Opinion – Counter Opinion: Should School be Cancelled on Election Day?


Margot Schneider ’22

The presidential election on November 3rd will be a turning point for the United States. The stigma around this election is augmented by increasingly polarized and partisan American politics. Fear of election manipulation and intimidation may discourage some eligible voters from casting ballots this year. On top of all this, the COVID-19 pandemic infinitely complicates the election process. While mail-in ballots have become more popular than ever before, some people will still choose to physically go to the polls to cast their ballots. Friends Select should allow community members to participate in the election without the added stress of a missed school day. 

Many students and faculty have already made plans to involve themselves in the election this year. Voting-eligible teachers and students may encounter abnormally long lines and time consuming safety protocols. Additionally, members of the community have made volunteering arrangements. This includes being a poll worker, canvassing, or being a phone bank operator. However, people who choose to involve themselves in the election should not be concerned or penalized by an end of quarter absence. Those who choose to be politically involved should not be required to focus on whatever assignments, studying, or lessons they may miss while contributing to our democracy. They should be given the privilege to direct their complete focus on voting or helping others to do so. 

Cancelling school on November 3rd is simply the best solution to these issues. Excused absences, light work days, and no test days are not as effective. While excused absences give students an extra day to complete the assigned work, they do not account for the missed time they spent participating in another activity. If school proceeds as normal on Election Day, volunteers will have double the amount of work due on a subsequent day, making it difficult for them to stay on top of their tasks. In addition, the no test day strategy may be even more detrimental to student’s abilities to remain current with the class. If tests were prohibited on this day, teachers could move on with material unfamiliar to the absent students. They would then have to individually learn missed lessons, perhaps becoming even more difficult than rescheduling a test. 
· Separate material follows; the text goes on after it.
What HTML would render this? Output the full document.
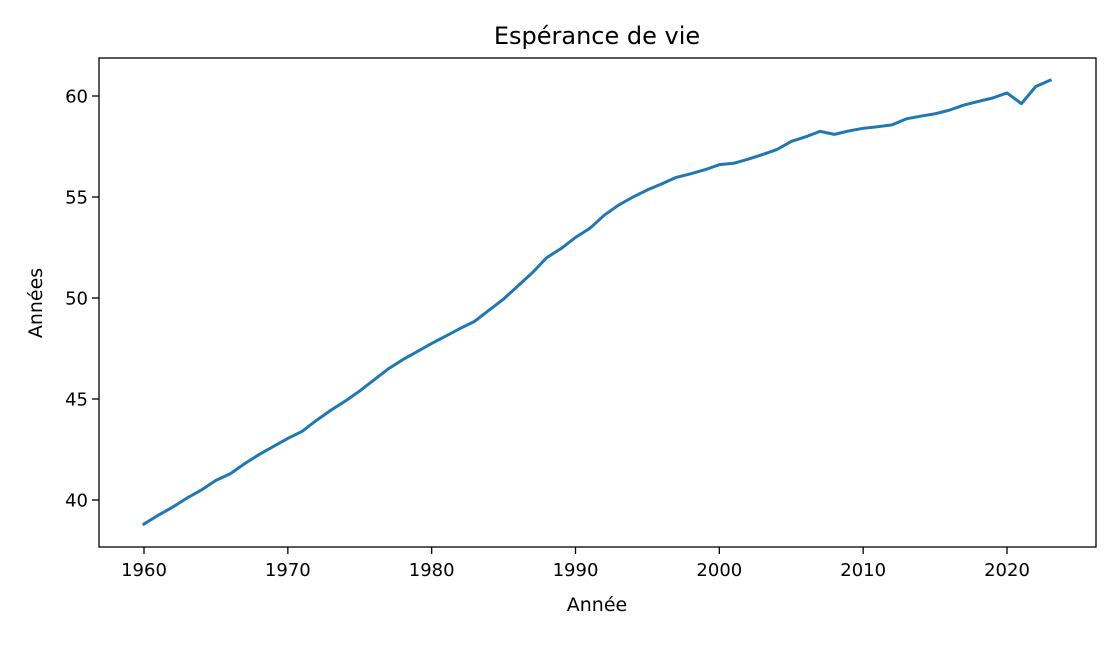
<!DOCTYPE html>
<html><head><meta charset="utf-8"><style>
body{margin:0;background:#fff;width:1120px;height:640px;overflow:hidden}
text{font-family:"DejaVu Sans","Liberation Sans",sans-serif;fill:#000}
</style></head><body>
<svg id="chart" width="1120" height="640" xmlns="http://www.w3.org/2000/svg">
<rect width="1120" height="640" fill="#fff"/>
<text x="597" y="44" font-size="24" text-anchor="middle">Espérance de vie</text>
<text x="597" y="611" font-size="19" text-anchor="middle">Année</text>
<text transform="translate(42,303) rotate(-90)" font-size="19" text-anchor="middle">Années</text>
<g id="marks"></g>
<rect x="99" y="58" width="997" height="489" fill="none" stroke="#000" stroke-width="1.3"/>
</svg>
<script>
const years=[];for(let y=1960;y<=2023;y++)years.push(y);
const values=[38.81,39.25,39.65,40.1,40.5,40.97,41.3,41.8,42.25,42.65,43.05,43.4,43.95,44.45,44.9,45.4,45.95,46.5,46.95,47.35,47.75,48.12,48.5,48.85,49.4,49.95,50.6,51.25,52.0,52.45,53.0,53.45,54.1,54.6,55.0,55.35,55.65,55.97,56.15,56.35,56.6,56.67,56.87,57.1,57.35,57.75,57.98,58.25,58.1,58.27,58.4,58.48,58.57,58.87,59.0,59.12,59.3,59.55,59.73,59.9,60.15,59.62,60.47,60.78];
const xTicks=[1960,1970,1980,1990,2000,2010,2020];
const yTicks=[40,45,50,55,60];
const NS="http://www.w3.org/2000/svg";
const sx=v=>144+(v-1960)*(1007-144)/60;
const sy=v=>500-(v-40)*(500-96)/20;
const g=document.getElementById('marks');
function mk(t,a){const e=document.createElementNS(NS,t);for(const k in a)e.setAttribute(k,a[k]);g.appendChild(e);return e;}
xTicks.forEach(t=>{
 const l=mk('line',{x1:sx(t),x2:sx(t),y1:547,y2:554,stroke:'#000','stroke-width':1.3});
 
 
 const tx=mk('text',{x:sx(t),y:576,'font-size':18,'text-anchor':'middle'});tx.textContent=t;
 
 
});
yTicks.forEach(t=>{
 const l=mk('line',{x1:92,x2:99,y1:sy(t),y2:sy(t),stroke:'#000','stroke-width':1.3});
 
 
 const tx=mk('text',{x:88,y:sy(t)+6.5,'font-size':18,'text-anchor':'end'});tx.textContent=t;
 
 
});
const p=mk('polyline',{points:years.map((y,i)=>sx(y)+','+sy(values[i])).join(' '),fill:'none',stroke:'#1f77b4','stroke-width':3,'stroke-linejoin':'round','stroke-linecap':'square'});


</script>
</body></html>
This election is more impactful than whatever may take place in our school community on November 3rd. Many students and faculty already plan to be absent on Election Day, so it is only practical for the administration to make an absence a reasonable, fair option for all high school community members. A regular day of school is not worth prohibiting active participation in our democracy, especially on a day marking a turning point for the nation. School, while a crucial part of our lives as students, is not what you should be paying attention to on November 3rd. 


Peter Ryan ’21

The moment is long overdue to designate Election Day as a federal holiday in the United States. In recent years, single parents, essential workers, and individuals working multiple jobs have struggled to designate time to vote on Election Day, resulting in lower voter turnout and less representative results. Granting all eligible voters sufficient time to cast their ballot is a necessary step in ameliorating American democracy. 

This year, a team of students from various affinity groups and clubs have drafted an open letter requesting that the Friends Select School administration cancel Upper School classes on Tuesday, November 3rd in order to give all eligible community members ample time to vote. This is a brilliant idea to increase voter turnout and comfort in Philadelphia, but its implementation this year will create a number of major problems at Friends Select. The timing of Election Day in relation to the Upper School academic calendar makes giving the day off impractical for both students and teachers. Instead, the school should offer excused absences to eligible voters, poll workers, and other volunteers.

The Upper School’s first academic quarter ends on Friday, November 7th, which teachers will use as a report-writing day. Consequently, the final week of the quarter is only a four-day school week. Canceling classes on one of that week’s school days would leave half of all hybrid students with only one day of in-person school in the last week of the academic quarter. Additionally, half of all classes would meet only once during this three day week. Especially for new students and freshmen, suddenly shortening the quarter by cutting a critical day could disrupt the natural progression of classes and cause rushed work, confusion, and stress.

For students and teachers planning to vote or work at polling stations on Election Day, missing a day of school is a worthy sacrifice to fight for democracy. Personally, I am planning to work at a Philadelphia polling location on November 3rd regardless of whether or not the school offers an excused absence. Community members have intentionally missed class periods to fight for necessary change in the past: many  students have participated in numerous walkouts to end gun violence and climate change in recent years. This election is yet another event worth a missed day of school.

Voting-eligible Friends Select students and teachers also have the opportunity to vote long before Election Day: in Philadelphia, voters can already cast their ballots at City Hall or a number of other polling stations, as well as through mail. If students are currently choosing between voting and going to school, they can cast their vote in their spare time now to avoid the trouble in November. 

While the movement to cancel school on Election Day is well-intentioned and raises important points about the value of voting, declaring an unplanned day off this close to the end of the quarter is highly inconvenient and disruptive to both students and teachers. Absences should be excused for all community members, but students and teachers should have the option to attend school as usual on Election Day this year.